Welcome to the Mosaics in Science Program! Congratulations on having been selected as a Mosaics intern this summer. The coming weeks may be a life-changing experience for you. My name is Limaris “Lima” Soto, and I am the Program Coordinator with the National Park Service. I received my Bachelor’s degree in Geology from the University of Puerto Rico and my Master’s degree in Geology from the University of South Florida. My scientific interests include; cave/karst science, hydrogeology, geophysics, education and outreach, and youth programs. I partner with the NPS Geologic Resources Division, and I have been working with Mosaics for the last two years. In my spare time, I like to go hiking, mountain biking, rock climbing, and camping. I also love to read, knit, and spend time with my family. Please feel free to contact me if you have any questions during the internship. I am looking forward to hearing about your project at the career workshop in Colorado.

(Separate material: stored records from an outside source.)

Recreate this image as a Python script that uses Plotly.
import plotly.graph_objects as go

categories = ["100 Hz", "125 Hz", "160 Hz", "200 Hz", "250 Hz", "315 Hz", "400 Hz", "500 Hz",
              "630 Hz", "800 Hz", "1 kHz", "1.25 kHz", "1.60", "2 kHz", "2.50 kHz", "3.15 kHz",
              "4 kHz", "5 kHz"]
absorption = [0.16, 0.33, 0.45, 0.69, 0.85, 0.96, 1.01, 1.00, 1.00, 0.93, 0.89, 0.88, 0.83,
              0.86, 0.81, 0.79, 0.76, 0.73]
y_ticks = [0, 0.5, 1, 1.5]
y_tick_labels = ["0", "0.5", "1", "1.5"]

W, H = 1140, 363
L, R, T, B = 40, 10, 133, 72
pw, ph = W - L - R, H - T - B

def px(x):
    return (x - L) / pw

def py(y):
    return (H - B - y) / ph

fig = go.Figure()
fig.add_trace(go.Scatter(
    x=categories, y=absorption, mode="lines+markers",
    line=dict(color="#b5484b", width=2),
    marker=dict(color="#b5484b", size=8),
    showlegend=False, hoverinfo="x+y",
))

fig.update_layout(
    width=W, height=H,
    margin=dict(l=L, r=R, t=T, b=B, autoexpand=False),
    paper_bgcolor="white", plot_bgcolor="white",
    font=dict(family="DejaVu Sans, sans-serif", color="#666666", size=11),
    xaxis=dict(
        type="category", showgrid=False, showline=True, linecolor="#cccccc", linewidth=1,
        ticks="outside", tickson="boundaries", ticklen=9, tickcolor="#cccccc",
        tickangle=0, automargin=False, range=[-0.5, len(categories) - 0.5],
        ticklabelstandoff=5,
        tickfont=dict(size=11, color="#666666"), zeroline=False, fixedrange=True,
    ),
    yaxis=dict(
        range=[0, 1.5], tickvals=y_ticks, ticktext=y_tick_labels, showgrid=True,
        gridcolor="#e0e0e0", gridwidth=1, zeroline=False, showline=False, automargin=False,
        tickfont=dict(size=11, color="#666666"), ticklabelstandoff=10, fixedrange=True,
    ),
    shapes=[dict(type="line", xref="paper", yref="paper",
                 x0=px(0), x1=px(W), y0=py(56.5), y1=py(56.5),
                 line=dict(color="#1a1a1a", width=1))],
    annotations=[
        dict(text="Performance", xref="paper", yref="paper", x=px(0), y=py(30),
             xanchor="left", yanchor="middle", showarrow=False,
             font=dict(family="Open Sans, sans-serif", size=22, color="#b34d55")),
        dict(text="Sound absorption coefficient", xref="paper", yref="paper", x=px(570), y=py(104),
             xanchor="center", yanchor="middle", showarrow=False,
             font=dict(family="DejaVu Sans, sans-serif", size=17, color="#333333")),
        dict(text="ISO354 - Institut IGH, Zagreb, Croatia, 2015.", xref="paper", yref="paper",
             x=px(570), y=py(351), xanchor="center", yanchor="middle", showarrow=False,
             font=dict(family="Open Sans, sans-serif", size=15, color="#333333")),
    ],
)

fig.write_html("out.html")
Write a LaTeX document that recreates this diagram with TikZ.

Welcome to Mosaics! I am Mike Fynn, and I am the VP of Operations at the Greening Youth Foundation. I come to you with a background in engineering, construction, and operations management. I’m excited to work with you all this summer, and hear about your experiences at the different parks. I will get to meet a few of you during the site visits, and again at the career workshop in Colorado. The Mosaics team has some amazing things in store for you this summer, and I can’t wait to hear about your experiences! If you have questions, please feel to reach out to us at any time.
Welcome to the Mosaics in Science Diversity Internship Program! My name is Eboni Preston, and I am a Program Manager with the Greening Youth Foundation (GYF). For the last few years I have worked in nonprofit management, community development, and youth development programs. I, along with GYF, EFTA, and NPS, am very excited to work with all of you this summer. I am thrilled to follow you as you embark on this amazing journey!
Hello Mosaics in Science participants, welcome to the program! We are all looking forward to working with you this summer and to hear about all that you will accomplish in the months to come. My name is Lily Calderón, I am a Chicago native who loves to travel and learn about the world and the birds that live on it. Thanks to EFTA I have been able to experience Oregon and New Mexico through two different internship programs, Celebra Las Aves and Mosaics in Science respectively. Currently I am enjoying Colorado as a full time staff member at EFTA Headquarters in Boulder.
If you are curious about my Mosaics experience, I interned at Capulin Volcano National Monument in northeastern New Mexico during the summer of 2016. As an intern there I worked with the resource team and primarily assisted with the hummingbird research at the park by banding the little hummers. It was a great experience and I hope you all enjoy your experience as much as I did! I can’t wait to meet you all at the workshop in Colorado and to hear about your work.
Hi my name is Malik Robinson and I am from a place called Waldorf located in Southern Maryland. I am currently a rising junior at the amazing and illustrious North Carolina A&T State University. While attending this college I am studying Sustainable Land Management. For those who do not know what that major is about, it is the science of soils and vegetation and learning ways to improve soil quality and plant growth in a safe way. Both of these places Waldorf and Greensboro (where A&T is located) are very city like and without much nature to view. When coming to Montana for this internship I really didn’t know what to expect, this was my first time ever flying, so that’s really what I was concentrated on. However when arriving to the airport in Montana all worries were out the window as soon as the plane became lower than the clouds all I saw was this great beauty that I have never seen before!
Its like a completely new world I have never seen such beauty and such enormous mountains so up close before. Therefore I love it here its amazing !!! It has only been a week since we arrived here and I already feel at home. For those who do not know I am currently completing this internship for the monitoring and inventory of Yellowstone Park. I am currently staying on campus at Montana State University in the town of Bozeman. In Bozeman there are so many nice people so it became easy to get settled in and also every where you go or any direction you look, you will see a mountain in the background its simply amazing! Since we have arrived I have learned so much from types of plants, names of mountains, reading maps, learning GPS systems, safety in the parks and forest`s and have seen animals from big Bison and Elk, to little field mice. So far my favorite part has been traveling to Hyalite Canyon which was just beautiful and loaded with amazing scenery. There we climbed and got to about 6,256 Ft!!!